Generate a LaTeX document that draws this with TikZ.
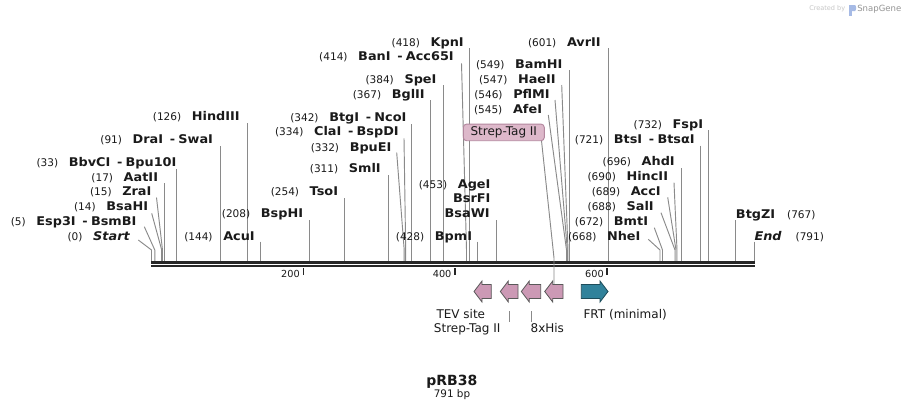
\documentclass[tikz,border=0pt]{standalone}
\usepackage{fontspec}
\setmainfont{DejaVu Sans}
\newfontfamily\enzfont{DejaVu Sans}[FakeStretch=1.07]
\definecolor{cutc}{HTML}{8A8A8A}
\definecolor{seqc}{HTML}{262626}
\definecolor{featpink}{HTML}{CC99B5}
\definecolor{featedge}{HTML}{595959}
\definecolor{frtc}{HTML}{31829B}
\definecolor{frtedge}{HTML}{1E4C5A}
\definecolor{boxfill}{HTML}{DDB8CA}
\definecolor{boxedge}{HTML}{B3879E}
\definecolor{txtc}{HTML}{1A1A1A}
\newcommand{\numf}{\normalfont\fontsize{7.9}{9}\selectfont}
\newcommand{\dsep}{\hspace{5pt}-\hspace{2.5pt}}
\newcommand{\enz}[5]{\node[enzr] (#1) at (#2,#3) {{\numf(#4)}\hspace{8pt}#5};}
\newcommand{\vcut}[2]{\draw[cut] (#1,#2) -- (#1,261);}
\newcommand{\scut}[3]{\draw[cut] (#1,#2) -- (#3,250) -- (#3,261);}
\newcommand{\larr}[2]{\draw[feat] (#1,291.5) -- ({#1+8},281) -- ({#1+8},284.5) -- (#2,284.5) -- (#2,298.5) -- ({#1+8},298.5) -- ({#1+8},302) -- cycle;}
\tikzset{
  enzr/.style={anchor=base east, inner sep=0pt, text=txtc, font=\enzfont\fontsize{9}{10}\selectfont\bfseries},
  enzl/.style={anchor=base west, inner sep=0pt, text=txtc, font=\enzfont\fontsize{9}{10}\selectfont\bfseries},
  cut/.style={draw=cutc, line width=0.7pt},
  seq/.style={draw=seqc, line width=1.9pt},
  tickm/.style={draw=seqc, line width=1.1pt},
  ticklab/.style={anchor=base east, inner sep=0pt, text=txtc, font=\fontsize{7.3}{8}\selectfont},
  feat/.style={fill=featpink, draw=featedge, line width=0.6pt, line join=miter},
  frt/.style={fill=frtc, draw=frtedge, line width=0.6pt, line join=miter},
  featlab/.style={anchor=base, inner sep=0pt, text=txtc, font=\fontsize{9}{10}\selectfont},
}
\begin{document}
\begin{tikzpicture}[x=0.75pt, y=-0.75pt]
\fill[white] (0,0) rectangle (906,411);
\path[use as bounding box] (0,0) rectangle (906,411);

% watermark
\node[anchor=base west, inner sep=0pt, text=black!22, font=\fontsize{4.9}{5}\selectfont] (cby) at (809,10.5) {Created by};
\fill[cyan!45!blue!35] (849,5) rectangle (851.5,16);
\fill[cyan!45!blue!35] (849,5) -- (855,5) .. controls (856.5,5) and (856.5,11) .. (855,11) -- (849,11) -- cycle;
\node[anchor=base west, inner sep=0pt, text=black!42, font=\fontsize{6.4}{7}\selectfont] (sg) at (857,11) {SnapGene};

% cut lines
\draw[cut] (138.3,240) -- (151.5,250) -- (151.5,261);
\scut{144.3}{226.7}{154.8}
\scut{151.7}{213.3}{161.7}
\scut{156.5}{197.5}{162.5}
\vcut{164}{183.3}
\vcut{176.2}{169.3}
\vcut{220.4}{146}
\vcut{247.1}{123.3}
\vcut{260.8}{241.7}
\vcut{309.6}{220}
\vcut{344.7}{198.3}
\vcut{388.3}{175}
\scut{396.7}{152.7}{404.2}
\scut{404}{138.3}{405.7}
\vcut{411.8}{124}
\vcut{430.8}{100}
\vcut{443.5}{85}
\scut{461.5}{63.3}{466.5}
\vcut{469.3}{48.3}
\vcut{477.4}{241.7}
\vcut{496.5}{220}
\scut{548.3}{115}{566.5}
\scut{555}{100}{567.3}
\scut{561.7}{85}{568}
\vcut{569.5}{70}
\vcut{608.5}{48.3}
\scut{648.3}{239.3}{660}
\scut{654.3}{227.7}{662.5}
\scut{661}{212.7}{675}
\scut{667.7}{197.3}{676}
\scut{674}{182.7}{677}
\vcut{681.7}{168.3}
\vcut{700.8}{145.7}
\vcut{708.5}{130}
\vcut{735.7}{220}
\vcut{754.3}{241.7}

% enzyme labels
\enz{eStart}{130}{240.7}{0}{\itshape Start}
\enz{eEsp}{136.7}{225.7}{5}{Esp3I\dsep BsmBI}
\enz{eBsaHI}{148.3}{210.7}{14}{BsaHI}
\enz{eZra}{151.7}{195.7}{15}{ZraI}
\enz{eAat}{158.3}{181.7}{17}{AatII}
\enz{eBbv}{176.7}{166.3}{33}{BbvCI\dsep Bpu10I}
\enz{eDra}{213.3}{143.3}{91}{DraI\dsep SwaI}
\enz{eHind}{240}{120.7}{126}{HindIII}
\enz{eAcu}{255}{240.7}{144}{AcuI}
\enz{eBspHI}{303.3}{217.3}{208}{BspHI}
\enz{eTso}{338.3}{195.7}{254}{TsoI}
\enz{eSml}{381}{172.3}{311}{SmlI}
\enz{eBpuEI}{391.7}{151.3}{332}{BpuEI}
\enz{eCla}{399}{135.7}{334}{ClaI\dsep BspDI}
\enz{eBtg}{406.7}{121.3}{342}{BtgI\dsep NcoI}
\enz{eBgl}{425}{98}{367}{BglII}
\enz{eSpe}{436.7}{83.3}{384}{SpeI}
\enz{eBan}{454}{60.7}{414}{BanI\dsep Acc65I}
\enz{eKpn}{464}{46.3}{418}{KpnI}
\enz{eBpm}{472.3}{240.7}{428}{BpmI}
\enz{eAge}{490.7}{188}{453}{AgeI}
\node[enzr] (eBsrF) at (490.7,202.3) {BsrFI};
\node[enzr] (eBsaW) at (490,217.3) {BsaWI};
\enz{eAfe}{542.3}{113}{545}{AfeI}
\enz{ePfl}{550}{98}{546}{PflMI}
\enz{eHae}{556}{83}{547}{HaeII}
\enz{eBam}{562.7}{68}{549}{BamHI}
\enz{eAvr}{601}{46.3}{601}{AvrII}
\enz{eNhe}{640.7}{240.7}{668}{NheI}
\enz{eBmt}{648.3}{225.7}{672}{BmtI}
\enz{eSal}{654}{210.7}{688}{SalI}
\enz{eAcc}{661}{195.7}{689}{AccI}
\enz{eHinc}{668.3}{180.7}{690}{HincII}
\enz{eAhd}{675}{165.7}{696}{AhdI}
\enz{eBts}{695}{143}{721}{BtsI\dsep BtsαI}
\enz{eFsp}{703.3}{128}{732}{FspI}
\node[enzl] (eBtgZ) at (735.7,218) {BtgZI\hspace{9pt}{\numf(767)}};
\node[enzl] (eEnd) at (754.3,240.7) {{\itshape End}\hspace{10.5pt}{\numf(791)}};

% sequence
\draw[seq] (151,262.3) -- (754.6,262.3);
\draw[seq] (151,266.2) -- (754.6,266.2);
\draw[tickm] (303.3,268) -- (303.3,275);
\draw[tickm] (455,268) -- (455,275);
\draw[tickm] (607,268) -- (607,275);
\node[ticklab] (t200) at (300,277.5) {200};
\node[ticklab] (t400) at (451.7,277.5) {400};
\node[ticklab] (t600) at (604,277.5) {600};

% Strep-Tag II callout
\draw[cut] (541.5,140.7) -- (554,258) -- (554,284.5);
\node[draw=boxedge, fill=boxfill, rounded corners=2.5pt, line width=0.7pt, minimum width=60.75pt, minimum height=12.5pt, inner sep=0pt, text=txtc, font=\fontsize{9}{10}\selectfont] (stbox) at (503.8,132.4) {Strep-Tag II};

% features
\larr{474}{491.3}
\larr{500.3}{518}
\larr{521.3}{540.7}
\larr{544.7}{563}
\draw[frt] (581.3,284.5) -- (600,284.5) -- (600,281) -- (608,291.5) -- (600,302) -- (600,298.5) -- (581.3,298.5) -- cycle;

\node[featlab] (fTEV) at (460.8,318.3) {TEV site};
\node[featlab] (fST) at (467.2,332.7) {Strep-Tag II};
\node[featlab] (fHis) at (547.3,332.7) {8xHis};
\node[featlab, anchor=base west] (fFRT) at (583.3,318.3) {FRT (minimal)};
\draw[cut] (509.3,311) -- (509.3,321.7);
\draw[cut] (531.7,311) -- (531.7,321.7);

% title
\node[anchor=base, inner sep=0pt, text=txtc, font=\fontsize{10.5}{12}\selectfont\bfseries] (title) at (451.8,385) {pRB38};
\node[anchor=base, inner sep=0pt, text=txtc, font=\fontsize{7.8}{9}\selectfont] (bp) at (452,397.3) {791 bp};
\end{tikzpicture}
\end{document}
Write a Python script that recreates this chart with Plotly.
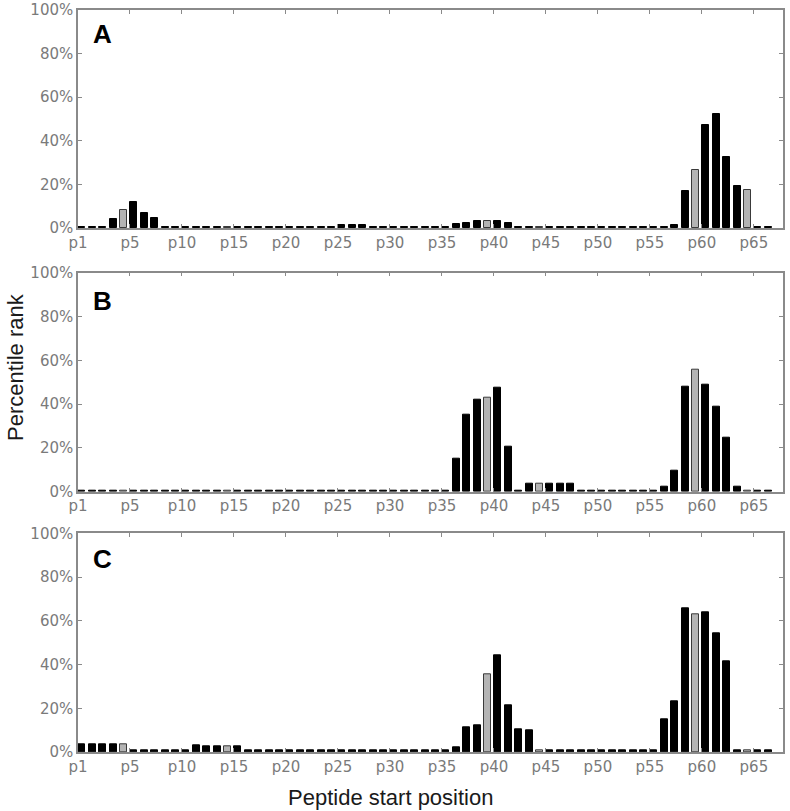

##########

WHAT YOU ARE ASKED TO DO: From the data above, copy out every line with the string "this" in it.

WRITTEN ANSWER:
Generate a LaTeX document that draws this with TikZ.
Write a Python script that recreates this chart with Plotly.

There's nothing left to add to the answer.